O primeiro passo foi levantar informações acerca dos problemas nas duas unidades de saúde. Uma notícia, no entanto, interrompeu todo o planejamento da Procuradoria. O IPT, cobrado a apresentar melhorias, anunciou que não renovaria o convênio com o SUS e fecharia as portas no fim do ano. O Ministério Público Federal tinha, portanto, pouco menos de seis meses para a transferência de 80 pacientes. Após audiências públicas e conversas com outros municípios, inclusive sobre orçamento, foi possível estruturar oito residências terapêuticas, destinadas a pessoas que não têm como retornar às famílias de origem. As residências ficam em espaço urbano com suporte de profissionais de saúde e assistentes sociais. O IPT fechou as portas em 27 de dezembro de 2015.

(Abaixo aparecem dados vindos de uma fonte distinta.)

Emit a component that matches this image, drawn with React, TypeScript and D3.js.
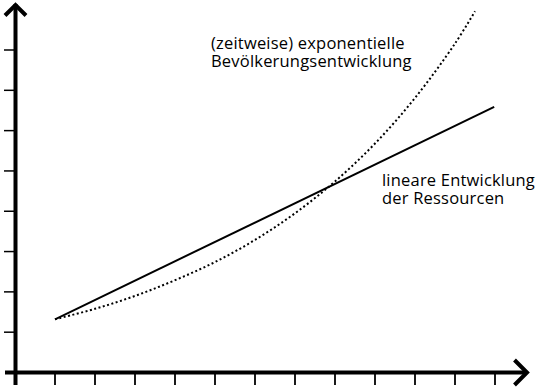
import React from "react";
import * as d3 from "d3";

const W = 542;
const H = 391;

// x: time step index, y: quantity (in tick units)
const xTicks = [0, 1, 2, 3, 4, 5, 6, 7, 8, 9, 10, 11];
const yTicks = [1, 2, 3, 4, 5, 6, 7, 8];

const linearT = [0, 10.98];
const linearV = [1.32, 6.59];

const expT = [0, 1, 2, 3, 4, 5, 6, 7, 8, 9, 10, 10.5];
const expV = [1.32, 1.58, 1.9, 2.29, 2.74, 3.29, 3.95, 4.74, 5.68, 6.81, 8.16, 8.96];

const labelExp = ["(zeitweise) exponentielle", "Bevölkerungsentwicklung"];
const labelLin = ["lineare Entwicklung", "der Ressourcen"];

export default function App() {
  const x = d3.scaleLinear().domain([0, 11]).range([55, 495]);
  const y = d3.scaleLinear().domain([0, 8]).range([372.5, 50]);

  const line = d3
    .line<[number, number]>()
    .x((d) => x(d[0]))
    .y((d) => y(d[1]));
  const curve = d3
    .line<[number, number]>()
    .x((d) => x(d[0]))
    .y((d) => y(d[1]))
    .curve(d3.curveCatmullRom.alpha(0.5));

  const linPts = linearT.map((t, i) => [t, linearV[i]] as [number, number]);
  const expPts = expT.map((t, i) => [t, expV[i]] as [number, number]);

  const axisX = 15.5;
  const axisY = y(0);
  const font = "'Open Sans', sans-serif";
  const fs = 16.5;

  return (
    <svg
      width={W}
      height={H}
      style={{ position: "absolute", left: 0, top: 0, background: "#fff" }}
    >
      {/* y ticks */}
      {yTicks.map((v) => (
        <line key={"yt" + v} x1={4} x2={15} y1={y(v)} y2={y(v)} stroke="#000" strokeWidth={1.5} />
      ))}
      {/* x ticks */}
      {xTicks.map((t) => (
        <line key={"xt" + t} x1={x(t)} x2={x(t)} y1={373} y2={385} stroke="#000" strokeWidth={1.8} />
      ))}
      {/* axes */}
      <line x1={axisX} x2={axisX} y1={4} y2={385} stroke="#000" strokeWidth={4} />
      <line x1={5} x2={527} y1={axisY} y2={axisY} stroke="#000" strokeWidth={4} />
      <polyline
        points={`5,15.5 ${axisX},5 26,15.5`}
        fill="none"
        stroke="#000"
        strokeWidth={4}
      />
      <polyline
        points={`514.5,${axisY - 12.5} 527,${axisY} 514.5,${axisY + 12.5}`}
        fill="none"
        stroke="#000"
        strokeWidth={4}
      />
      {/* series */}
      <path d={line(linPts) || ""} fill="none" stroke="#000" strokeWidth={2} />
      <path
        d={curve(expPts) || ""}
        fill="none"
        stroke="#000"
        strokeWidth={2}
        strokeDasharray="2,2.5"
      />
      {/* labels */}
      <text fontFamily={font} fontSize={fs} fill="#000" letterSpacing={0.2}>
        <tspan x={211} y={49}>{labelExp[0]}</tspan>
        <tspan x={211} y={67}>{labelExp[1]}</tspan>
      </text>
      <text fontFamily={font} fontSize={fs} fill="#000" letterSpacing={0.2}>
        <tspan x={382} y={186}>{labelLin[0]}</tspan>
        <tspan x={382} y={204}>{labelLin[1]}</tspan>
      </text>
    </svg>
  );
}
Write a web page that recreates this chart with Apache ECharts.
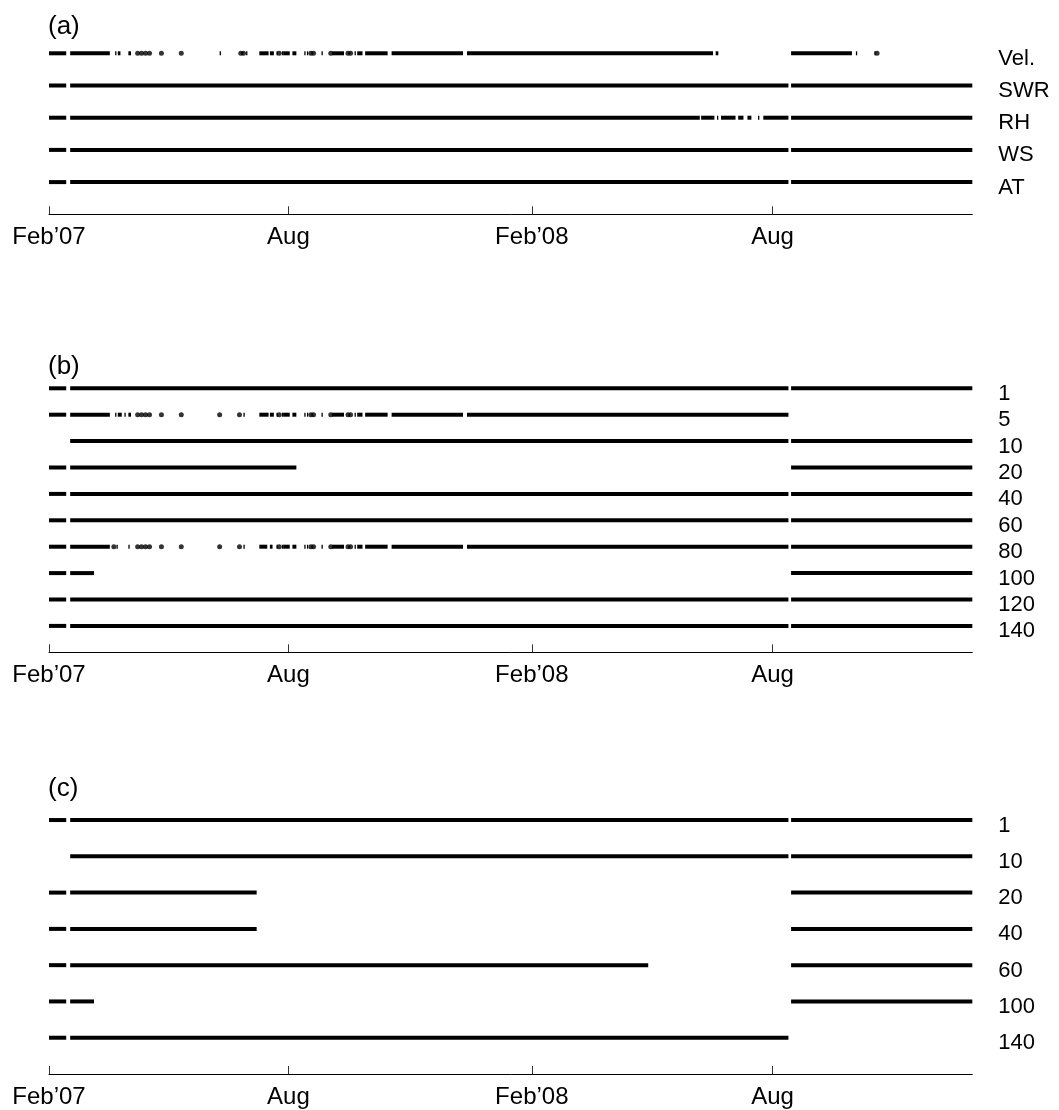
<!DOCTYPE html>
<html>
<head>
<meta charset="utf-8">
<script src="https://cdn.jsdelivr.net/npm/echarts@6/dist/echarts.min.js"></script>
<style>
html,body{margin:0;padding:0;background:#fff;}
#chart{width:1059px;height:1110px;}
</style>
</head>
<body>
<div id="chart"></div>
<script>
// ---------------- data ----------------
const axisStart = '2007-02-01';
const axisEnd = '2008-12-30';
const tickDates = ['2007-02-01', '2007-08-01', '2008-02-01', '2008-08-01'];
const tickLabels = ['Feb\u201907', 'Aug', 'Feb\u201908', 'Aug'];

// Panel (a): meteorological / velocity records (top to bottom)
const panelA_names = ['Vel.', 'SWR', 'RH', 'WS', 'AT'];
const velSegments = [
  ['2007-02-01','2007-02-14'],['2007-02-17','2007-03-19'],
  ['2007-03-23','2007-03-23'],['2007-03-25','2007-03-27'],['2007-04-02','2007-04-04'],
  ['2007-06-10','2007-06-10'],['2007-06-30','2007-06-30'],
  ['2007-07-10','2007-07-17'],['2007-07-18','2007-07-21'],['2007-07-23','2007-07-23'],['2007-07-27','2007-07-27'],
  ['2007-07-28','2007-08-02'],['2007-08-04','2007-08-07'],['2007-08-13','2007-08-13'],['2007-08-15','2007-08-15'],
  ['2007-08-26','2007-08-26'],['2007-09-03','2007-09-12'],['2007-09-20','2007-09-20'],['2007-09-22','2007-09-26'],
  ['2007-09-28','2007-10-15'],['2007-10-18','2007-12-11'],['2007-12-14','2008-06-17'],['2008-06-19','2008-06-21'],
  ['2008-08-15','2008-09-30'],['2008-10-03','2008-10-03'],['2008-10-17','2008-10-17']
];
const velDots = ['2007-04-09','2007-04-12','2007-04-15','2007-04-18','2007-04-27','2007-05-12',
  '2007-06-26','2007-06-28','2007-07-25','2007-08-18','2007-08-20','2007-09-02','2007-09-15','2007-09-17','2008-10-19'];
const swrSegments = [['2007-02-01','2007-02-14'],['2007-02-17','2008-08-13'],['2008-08-15','2008-12-30']];
const rhSegments = [
  ['2007-02-01','2007-02-14'],['2007-02-17','2008-06-07'],['2008-06-08','2008-06-18'],['2008-06-20','2008-06-20'],
  ['2008-06-23','2008-07-04'],['2008-07-06','2008-07-10'],['2008-07-13','2008-07-16'],['2008-07-21','2008-07-22'],
  ['2008-07-25','2008-08-13'],['2008-08-15','2008-12-30']
];
const wsSegments = [['2007-02-01','2007-02-14'],['2007-02-17','2008-08-13'],['2008-08-15','2008-12-30']];
const atSegments = [['2007-02-01','2007-02-14'],['2007-02-17','2008-08-13'],['2008-08-15','2008-12-30']];

// Panel (b): depths (m), top to bottom
const panelB_names = ['1', '5', '10', '20', '40', '60', '80', '100', '120', '140'];
const b1Segments = [['2007-02-01','2007-02-14'],['2007-02-17','2008-08-13'],['2008-08-15','2008-12-30']];
const b5Segments = [
  ['2007-02-01','2007-02-14'],['2007-02-17','2007-03-19'],
  ['2007-03-23','2007-03-23'],['2007-03-25','2007-03-28'],['2007-03-30','2007-03-30'],['2007-04-02','2007-04-04'],
  ['2007-06-28','2007-06-28'],
  ['2007-07-10','2007-07-17'],['2007-07-18','2007-07-21'],['2007-07-23','2007-07-23'],['2007-07-27','2007-07-27'],
  ['2007-07-28','2007-08-02'],['2007-08-04','2007-08-07'],['2007-08-13','2007-08-13'],['2007-08-15','2007-08-15'],
  ['2007-08-26','2007-08-26'],['2007-09-03','2007-09-12'],['2007-09-20','2007-09-20'],['2007-09-22','2007-09-26'],
  ['2007-09-28','2007-10-15'],['2007-10-18','2007-12-11'],['2007-12-14','2008-08-13']
];
const b5Dots = ['2007-04-09','2007-04-12','2007-04-15','2007-04-18','2007-04-27','2007-05-12','2007-06-10',
  '2007-06-25','2007-07-25','2007-08-18','2007-08-20','2007-09-02','2007-09-15','2007-09-17'];
const b10Segments = [['2007-02-17','2008-08-13'],['2008-08-15','2008-12-30']];
const b20Segments = [['2007-02-01','2007-02-14'],['2007-02-17','2007-08-07'],['2008-08-15','2008-12-30']];
const b40Segments = [['2007-02-01','2007-02-14'],['2007-02-17','2008-08-13'],['2008-08-15','2008-12-30']];
const b60Segments = [['2007-02-01','2007-02-14'],['2007-02-17','2008-08-13'],['2008-08-15','2008-12-30']];
const b80Segments = [
  ['2007-02-01','2007-02-14'],['2007-02-17','2007-03-19'],
  ['2007-03-24','2007-03-24'],['2007-04-02','2007-04-02'],
  ['2007-06-28','2007-06-28'],
  ['2007-07-10','2007-07-16'],['2007-07-18','2007-07-20'],['2007-07-23','2007-07-23'],['2007-07-27','2007-07-27'],
  ['2007-07-28','2007-08-02'],['2007-08-04','2007-08-07'],['2007-08-13','2007-08-13'],['2007-08-15','2007-08-15'],
  ['2007-08-26','2007-08-26'],['2007-09-03','2007-09-12'],['2007-09-20','2007-09-20'],['2007-09-22','2007-09-26'],
  ['2007-09-28','2007-10-15'],['2007-10-18','2007-12-11'],['2007-12-14','2008-08-13'],['2008-08-15','2008-12-30']
];
const b80Dots = ['2007-03-22','2007-04-09','2007-04-12','2007-04-15','2007-04-18','2007-04-27','2007-05-12','2007-06-10',
  '2007-06-25','2007-07-25','2007-08-18','2007-08-20','2007-09-02','2007-09-15','2007-09-17'];
const b100Segments = [['2007-02-01','2007-02-14'],['2007-02-17','2007-03-07'],['2008-08-15','2008-12-30']];
const b120Segments = [['2007-02-01','2007-02-14'],['2007-02-17','2008-08-13'],['2008-08-15','2008-12-30']];
const b140Segments = [['2007-02-01','2007-02-14'],['2007-02-17','2008-08-13'],['2008-08-15','2008-12-30']];

// Panel (c): depths (m), top to bottom
const panelC_names = ['1', '10', '20', '40', '60', '100', '140'];
const c1Segments = [['2007-02-01','2007-02-14'],['2007-02-17','2008-08-13'],['2008-08-15','2008-12-30']];
const c10Segments = [['2007-02-17','2008-08-13'],['2008-08-15','2008-12-30']];
const c20Segments = [['2007-02-01','2007-02-14'],['2007-02-17','2007-07-08'],['2008-08-15','2008-12-30']];
const c40Segments = [['2007-02-01','2007-02-14'],['2007-02-17','2007-07-08'],['2008-08-15','2008-12-30']];
const c60Segments = [['2007-02-01','2007-02-14'],['2007-02-17','2008-04-29'],['2008-08-15','2008-12-30']];
const c100Segments = [['2007-02-01','2007-02-14'],['2007-02-17','2007-03-07'],['2008-08-15','2008-12-30']];
const c140Segments = [['2007-02-01','2007-02-14'],['2007-02-17','2008-08-13']];

// ---------------- build ----------------
const FONT = "'Liberation Sans', Arial, Helvetica, sans-serif";
const ts = s => { const p = s.split('-').map(Number); return Date.UTC(p[0], p[1] - 1, p[2]); };
const tickTs = tickDates.map(ts);

const panels = [
  { title: '(a)', names: panelA_names,
    segs: [velSegments, swrSegments, rhSegments, wsSegments, atSegments],
    dots: [velDots, [], [], [], []],
    top: 37.2, height: 177.1, titleTop: 14 },
  { title: '(b)', names: panelB_names,
    segs: [b1Segments, b5Segments, b10Segments, b20Segments, b40Segments, b60Segments, b80Segments, b100Segments, b120Segments, b140Segments],
    dots: [[], b5Dots, [], [], [], [], b80Dots, [], [], []],
    top: 375.1, height: 277.2, titleTop: 354 },
  { title: '(c)', names: panelC_names,
    segs: [c1Segments, c10Segments, c20Segments, c40Segments, c60Segments, c100Segments, c140Segments],
    dots: [[], [], [], [], [], [], []],
    top: 801.9, height: 272.1, titleTop: 776 }
];

function renderSeg(params, api) {
  const y = api.value(2);
  const p1 = api.coord([api.value(0), y]);
  const p2 = api.coord([api.value(1), y]);
  const h = 4;
  return {
    type: 'rect',
    shape: { x: p1[0], y: p1[1] - h / 2, width: Math.max(p2[0] - p1[0], 1.3), height: h },
    style: { fill: '#000' }
  };
}

const grid = [], xAxis = [], yAxis = [], series = [], title = [];
panels.forEach((p, i) => {
  const n = p.names.length;
  grid.push({ left: 49, right: 86.7, top: p.top, height: p.height });
  title.push({ text: p.title, left: 48, top: p.titleTop, padding: 0,
    textStyle: { fontSize: 26, fontWeight: 'normal', color: '#000', fontFamily: FONT } });
  xAxis.push({
    type: 'value', gridIndex: i, min: ts(axisStart), max: ts(axisEnd),
    splitLine: { show: false },
    axisLine: { show: true, lineStyle: { color: '#000', width: 1 } },
    axisTick: { show: true, inside: true, length: 8, customValues: tickTs, lineStyle: { color: '#333', width: 1 } },
    axisLabel: { show: true, customValues: tickTs, margin: 11, fontSize: 24, color: '#000', fontFamily: FONT,
      showMinLabel: true, showMaxLabel: true,
      formatter: v => { const k = tickTs.indexOf(v); return k >= 0 ? tickLabels[k] : ''; } }
  });
  const rowVals = p.names.map((_, r) => n - r);
  yAxis.push({
    type: 'value', gridIndex: i, position: 'right', min: 0, max: n + 0.5,
    splitLine: { show: false }, axisLine: { show: false }, axisTick: { show: false },
    axisLabel: { show: true, customValues: rowVals, margin: 26, fontSize: 22, lineHeight: 11,
      verticalAlign: 'top', showMinLabel: true, showMaxLabel: true,
      color: '#000', fontFamily: FONT, align: 'left',
      formatter: v => { const r = n - Math.round(v); return (r >= 0 && r < n) ? p.names[r] : ''; } }
  });
  const segData = [], dotData = [];
  p.segs.forEach((rowSegs, r) => rowSegs.forEach(s => segData.push([ts(s[0]), ts(s[1]), n - r])));
  p.dots.forEach((rowDots, r) => rowDots.forEach(d => dotData.push([ts(d), n - r])));
  series.push({ type: 'custom', xAxisIndex: i, yAxisIndex: i, renderItem: renderSeg,
    data: segData, encode: { x: [0, 1], y: 2 }, silent: true });
  series.push({ type: 'scatter', xAxisIndex: i, yAxisIndex: i, data: dotData,
    symbol: 'circle', symbolSize: 5, itemStyle: { color: '#000' }, silent: true });
});

const chart = echarts.init(document.getElementById('chart'), null, { renderer: 'canvas' });
chart.setOption({
  animation: false,
  backgroundColor: '#fff',
  title, grid, xAxis, yAxis, series
});
</script>
</body>
</html>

Durante esse processo, mais denúncias chegaram à Procuradoria da República em Marília. Os relatos eram de maus tratos e privação de liberdade de pacientes psquiátricos, que eram amarrados. Todos estavam na Associação de Amigos e Parentes de Egressos de Hospitais Psiquiátricos, que funcionava de forma clandestina. Mais um inquérito foi instaurado e inspeções foram realizadas. O caso chegou à Justiça, a partir de uma ação civil pública, que foi concluída com a transferência de 140 moradores para 14 novas residências terapêuticas que foram implantadas na cidade de Tupã.

A clínica Dom Bosco, citada anteriormente, encerrou as atividades espontaneamente em 2017, quando os moradores do hospital foram removidos para outras unidades da Secretaria de Saúde de São Paulo. A iniciativa da Procuradoria da República em Marília foi vencedora do VI Prêmio República, em 2018, na categoria “Direitos do Cidadão”. “O Prêmio República foi um importante reconhecimento dessa importante pauta do MPF na área de cidadania e de direitos humanos e de um extenuante trabalho de mais de três anos dedicados à melhoria das condições de vida de um segmento de nossa sociedade marginalizado e invisível para muitas pessoas e para o próprio Estado”, comemora o procurador.

A cidade de Tupã não possui mais hospitais psiquiátricos, mas a atuação do Ministério Público Federal continua. O trabalho de desinstitucionalização de pessoas com transtornos mentais agora está presente nos municípios de Marília, Garça, Ourinhos e Assis. “A esperança é de que esse pequeno trabalho seja mais uma peça na construção de um novo rumo na área de saúde mental”, conclui Diego Fajardo.